= WRITTEN PROBLEM =
Show every line in the records below that contains the word "produces".

= AVAILABLE RECORDS =
** START **

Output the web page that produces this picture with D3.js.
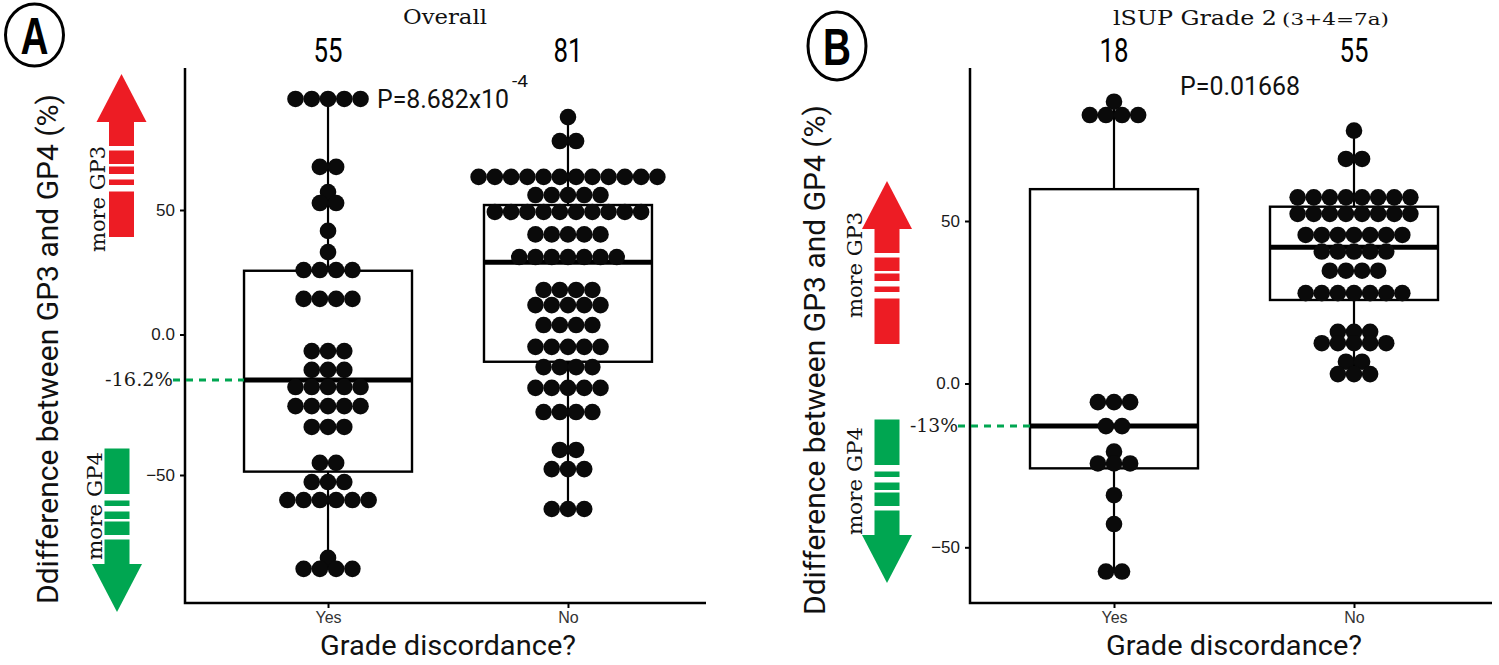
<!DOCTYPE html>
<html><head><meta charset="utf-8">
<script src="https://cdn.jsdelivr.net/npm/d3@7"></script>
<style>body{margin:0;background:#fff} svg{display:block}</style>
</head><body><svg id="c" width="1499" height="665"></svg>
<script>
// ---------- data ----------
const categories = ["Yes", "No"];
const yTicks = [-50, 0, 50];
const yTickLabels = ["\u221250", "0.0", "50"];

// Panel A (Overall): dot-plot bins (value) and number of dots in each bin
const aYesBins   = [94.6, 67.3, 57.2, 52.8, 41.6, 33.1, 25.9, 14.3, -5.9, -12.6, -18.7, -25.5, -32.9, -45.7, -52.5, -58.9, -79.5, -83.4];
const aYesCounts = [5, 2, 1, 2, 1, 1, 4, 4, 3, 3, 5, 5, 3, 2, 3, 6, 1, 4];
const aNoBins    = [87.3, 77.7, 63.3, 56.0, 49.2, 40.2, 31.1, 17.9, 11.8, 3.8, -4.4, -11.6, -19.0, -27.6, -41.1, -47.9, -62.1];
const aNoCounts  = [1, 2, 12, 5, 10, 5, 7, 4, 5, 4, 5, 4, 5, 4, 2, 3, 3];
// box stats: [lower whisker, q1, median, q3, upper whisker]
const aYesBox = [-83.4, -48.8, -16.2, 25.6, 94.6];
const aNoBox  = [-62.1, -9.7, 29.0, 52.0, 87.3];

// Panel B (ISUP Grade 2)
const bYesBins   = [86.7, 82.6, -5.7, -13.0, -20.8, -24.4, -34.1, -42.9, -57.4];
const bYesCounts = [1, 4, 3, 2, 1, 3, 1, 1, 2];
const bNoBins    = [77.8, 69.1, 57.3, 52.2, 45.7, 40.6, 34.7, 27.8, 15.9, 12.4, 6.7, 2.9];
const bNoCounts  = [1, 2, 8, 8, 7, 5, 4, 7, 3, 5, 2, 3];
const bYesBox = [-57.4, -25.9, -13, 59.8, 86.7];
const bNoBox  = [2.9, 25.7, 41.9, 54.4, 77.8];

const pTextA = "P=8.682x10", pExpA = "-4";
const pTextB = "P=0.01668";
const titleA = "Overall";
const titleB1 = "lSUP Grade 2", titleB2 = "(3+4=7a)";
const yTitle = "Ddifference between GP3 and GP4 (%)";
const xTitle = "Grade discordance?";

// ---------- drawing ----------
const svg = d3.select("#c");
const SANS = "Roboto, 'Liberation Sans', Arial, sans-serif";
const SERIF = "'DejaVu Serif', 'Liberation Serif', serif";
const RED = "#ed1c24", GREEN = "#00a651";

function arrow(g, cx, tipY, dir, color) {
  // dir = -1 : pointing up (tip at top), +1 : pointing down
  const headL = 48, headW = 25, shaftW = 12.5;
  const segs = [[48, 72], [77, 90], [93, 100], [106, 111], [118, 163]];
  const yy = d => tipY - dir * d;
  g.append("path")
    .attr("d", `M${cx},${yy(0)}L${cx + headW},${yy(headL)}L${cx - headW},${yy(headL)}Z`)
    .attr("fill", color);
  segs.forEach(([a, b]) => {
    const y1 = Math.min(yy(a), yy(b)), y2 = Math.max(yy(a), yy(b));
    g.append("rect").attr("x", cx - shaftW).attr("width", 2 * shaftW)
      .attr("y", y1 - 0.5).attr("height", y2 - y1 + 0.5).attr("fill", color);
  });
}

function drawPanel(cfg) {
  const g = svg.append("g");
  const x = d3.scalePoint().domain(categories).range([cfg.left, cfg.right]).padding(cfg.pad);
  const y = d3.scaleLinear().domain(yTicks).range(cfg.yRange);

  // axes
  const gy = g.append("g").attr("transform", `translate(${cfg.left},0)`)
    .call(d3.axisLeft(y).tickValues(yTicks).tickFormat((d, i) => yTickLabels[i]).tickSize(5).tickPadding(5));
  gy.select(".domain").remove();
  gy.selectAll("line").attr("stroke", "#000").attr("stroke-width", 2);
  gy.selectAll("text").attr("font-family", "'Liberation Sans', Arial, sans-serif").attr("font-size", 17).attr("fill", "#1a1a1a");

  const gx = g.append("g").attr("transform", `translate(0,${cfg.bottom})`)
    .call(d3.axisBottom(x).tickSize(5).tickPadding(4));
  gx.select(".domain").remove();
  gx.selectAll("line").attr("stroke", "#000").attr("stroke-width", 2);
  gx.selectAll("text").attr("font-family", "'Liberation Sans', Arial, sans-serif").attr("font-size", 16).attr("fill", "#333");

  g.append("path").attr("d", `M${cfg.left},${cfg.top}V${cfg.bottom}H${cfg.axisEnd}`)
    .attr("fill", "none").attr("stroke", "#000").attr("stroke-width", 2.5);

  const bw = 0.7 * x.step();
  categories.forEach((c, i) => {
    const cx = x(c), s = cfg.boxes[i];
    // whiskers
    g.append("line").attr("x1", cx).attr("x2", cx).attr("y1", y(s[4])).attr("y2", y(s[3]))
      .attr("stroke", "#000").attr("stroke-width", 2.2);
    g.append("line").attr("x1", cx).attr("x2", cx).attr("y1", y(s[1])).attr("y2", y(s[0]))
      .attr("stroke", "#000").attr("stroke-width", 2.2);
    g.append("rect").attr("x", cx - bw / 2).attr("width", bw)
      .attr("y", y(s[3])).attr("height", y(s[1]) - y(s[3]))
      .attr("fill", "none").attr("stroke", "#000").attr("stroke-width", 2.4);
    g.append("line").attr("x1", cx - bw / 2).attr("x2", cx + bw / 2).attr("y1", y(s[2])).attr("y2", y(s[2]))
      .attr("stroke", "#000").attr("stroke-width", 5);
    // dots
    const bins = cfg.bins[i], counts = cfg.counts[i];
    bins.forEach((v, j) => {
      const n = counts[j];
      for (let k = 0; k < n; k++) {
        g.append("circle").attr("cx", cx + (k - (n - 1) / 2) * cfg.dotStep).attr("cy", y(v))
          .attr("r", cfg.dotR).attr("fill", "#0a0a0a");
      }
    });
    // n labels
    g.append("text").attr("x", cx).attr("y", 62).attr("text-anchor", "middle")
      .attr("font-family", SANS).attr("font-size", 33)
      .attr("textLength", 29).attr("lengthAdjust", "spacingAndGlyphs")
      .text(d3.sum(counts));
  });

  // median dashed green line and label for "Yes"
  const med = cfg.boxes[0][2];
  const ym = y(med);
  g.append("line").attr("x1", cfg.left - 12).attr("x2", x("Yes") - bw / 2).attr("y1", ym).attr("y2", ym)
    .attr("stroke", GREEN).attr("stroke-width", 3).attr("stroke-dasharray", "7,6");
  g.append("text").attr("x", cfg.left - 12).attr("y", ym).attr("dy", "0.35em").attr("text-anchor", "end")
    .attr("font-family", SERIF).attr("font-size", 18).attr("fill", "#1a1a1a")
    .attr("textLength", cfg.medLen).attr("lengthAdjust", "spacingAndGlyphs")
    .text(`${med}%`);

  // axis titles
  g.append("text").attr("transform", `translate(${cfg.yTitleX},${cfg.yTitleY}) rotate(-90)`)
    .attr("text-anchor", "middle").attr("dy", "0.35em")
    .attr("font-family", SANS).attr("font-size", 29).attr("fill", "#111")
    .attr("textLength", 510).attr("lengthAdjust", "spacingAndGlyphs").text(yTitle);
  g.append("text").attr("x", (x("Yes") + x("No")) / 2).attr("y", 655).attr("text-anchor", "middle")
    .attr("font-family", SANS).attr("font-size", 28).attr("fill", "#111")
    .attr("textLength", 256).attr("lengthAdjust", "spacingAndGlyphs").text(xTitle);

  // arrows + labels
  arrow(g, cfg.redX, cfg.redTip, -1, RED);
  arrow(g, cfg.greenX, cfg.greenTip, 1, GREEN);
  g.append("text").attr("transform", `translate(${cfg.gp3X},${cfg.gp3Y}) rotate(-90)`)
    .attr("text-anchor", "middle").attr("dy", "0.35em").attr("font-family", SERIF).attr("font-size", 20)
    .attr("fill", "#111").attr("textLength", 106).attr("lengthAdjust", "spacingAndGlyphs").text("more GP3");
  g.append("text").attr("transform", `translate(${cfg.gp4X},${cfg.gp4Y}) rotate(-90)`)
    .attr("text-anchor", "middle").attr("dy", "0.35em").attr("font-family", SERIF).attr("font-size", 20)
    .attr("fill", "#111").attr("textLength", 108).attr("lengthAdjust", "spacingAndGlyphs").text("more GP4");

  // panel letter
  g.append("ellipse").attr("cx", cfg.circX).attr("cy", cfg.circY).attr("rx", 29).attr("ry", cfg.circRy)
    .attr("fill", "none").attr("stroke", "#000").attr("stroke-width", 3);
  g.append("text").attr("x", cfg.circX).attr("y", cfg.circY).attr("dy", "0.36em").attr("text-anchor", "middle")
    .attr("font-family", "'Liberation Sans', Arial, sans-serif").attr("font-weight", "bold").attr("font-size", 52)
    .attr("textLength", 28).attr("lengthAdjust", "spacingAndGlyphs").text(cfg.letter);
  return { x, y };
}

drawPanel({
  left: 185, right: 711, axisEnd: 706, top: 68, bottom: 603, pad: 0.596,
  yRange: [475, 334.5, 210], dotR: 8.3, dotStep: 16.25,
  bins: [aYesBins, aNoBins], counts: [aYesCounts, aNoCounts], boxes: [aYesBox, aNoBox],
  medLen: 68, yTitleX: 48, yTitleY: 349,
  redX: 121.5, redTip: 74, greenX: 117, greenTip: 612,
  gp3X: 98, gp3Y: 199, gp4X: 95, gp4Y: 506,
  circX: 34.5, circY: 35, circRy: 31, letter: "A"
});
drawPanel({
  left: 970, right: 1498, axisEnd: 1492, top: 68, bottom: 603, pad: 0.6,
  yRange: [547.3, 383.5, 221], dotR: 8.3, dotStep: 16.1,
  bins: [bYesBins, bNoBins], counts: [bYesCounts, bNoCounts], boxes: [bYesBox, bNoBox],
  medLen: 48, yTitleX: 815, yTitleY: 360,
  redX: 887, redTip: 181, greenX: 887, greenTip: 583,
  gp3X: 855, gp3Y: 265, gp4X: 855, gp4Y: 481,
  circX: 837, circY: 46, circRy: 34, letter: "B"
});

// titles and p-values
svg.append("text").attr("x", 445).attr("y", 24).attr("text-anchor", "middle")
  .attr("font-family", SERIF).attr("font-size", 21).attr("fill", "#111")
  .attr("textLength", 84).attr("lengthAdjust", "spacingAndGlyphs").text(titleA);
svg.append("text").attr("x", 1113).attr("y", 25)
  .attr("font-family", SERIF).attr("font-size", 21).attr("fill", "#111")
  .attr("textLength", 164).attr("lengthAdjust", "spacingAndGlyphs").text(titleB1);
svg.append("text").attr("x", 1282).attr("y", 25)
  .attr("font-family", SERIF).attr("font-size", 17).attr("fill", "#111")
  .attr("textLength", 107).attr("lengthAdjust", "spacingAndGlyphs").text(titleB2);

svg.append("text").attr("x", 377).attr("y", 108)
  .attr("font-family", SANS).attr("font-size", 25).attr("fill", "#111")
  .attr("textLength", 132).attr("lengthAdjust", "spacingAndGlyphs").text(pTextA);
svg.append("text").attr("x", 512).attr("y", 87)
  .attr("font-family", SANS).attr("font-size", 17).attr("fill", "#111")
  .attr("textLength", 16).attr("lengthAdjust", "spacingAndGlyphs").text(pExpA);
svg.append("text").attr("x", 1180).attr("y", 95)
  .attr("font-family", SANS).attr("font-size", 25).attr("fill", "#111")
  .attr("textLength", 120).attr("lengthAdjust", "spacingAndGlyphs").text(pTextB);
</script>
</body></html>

** END **
** START **

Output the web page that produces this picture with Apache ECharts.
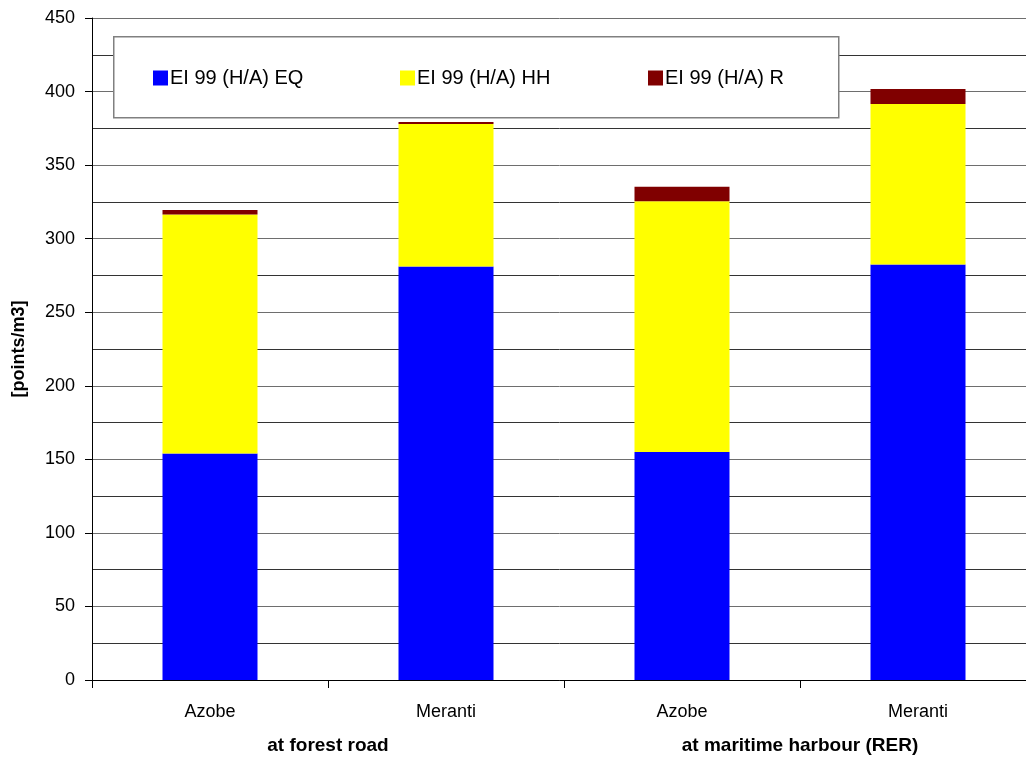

** END **

= TASK RESPONSE =
Output the web page that produces this picture with D3.js.
Output the web page that produces this picture with Apache ECharts.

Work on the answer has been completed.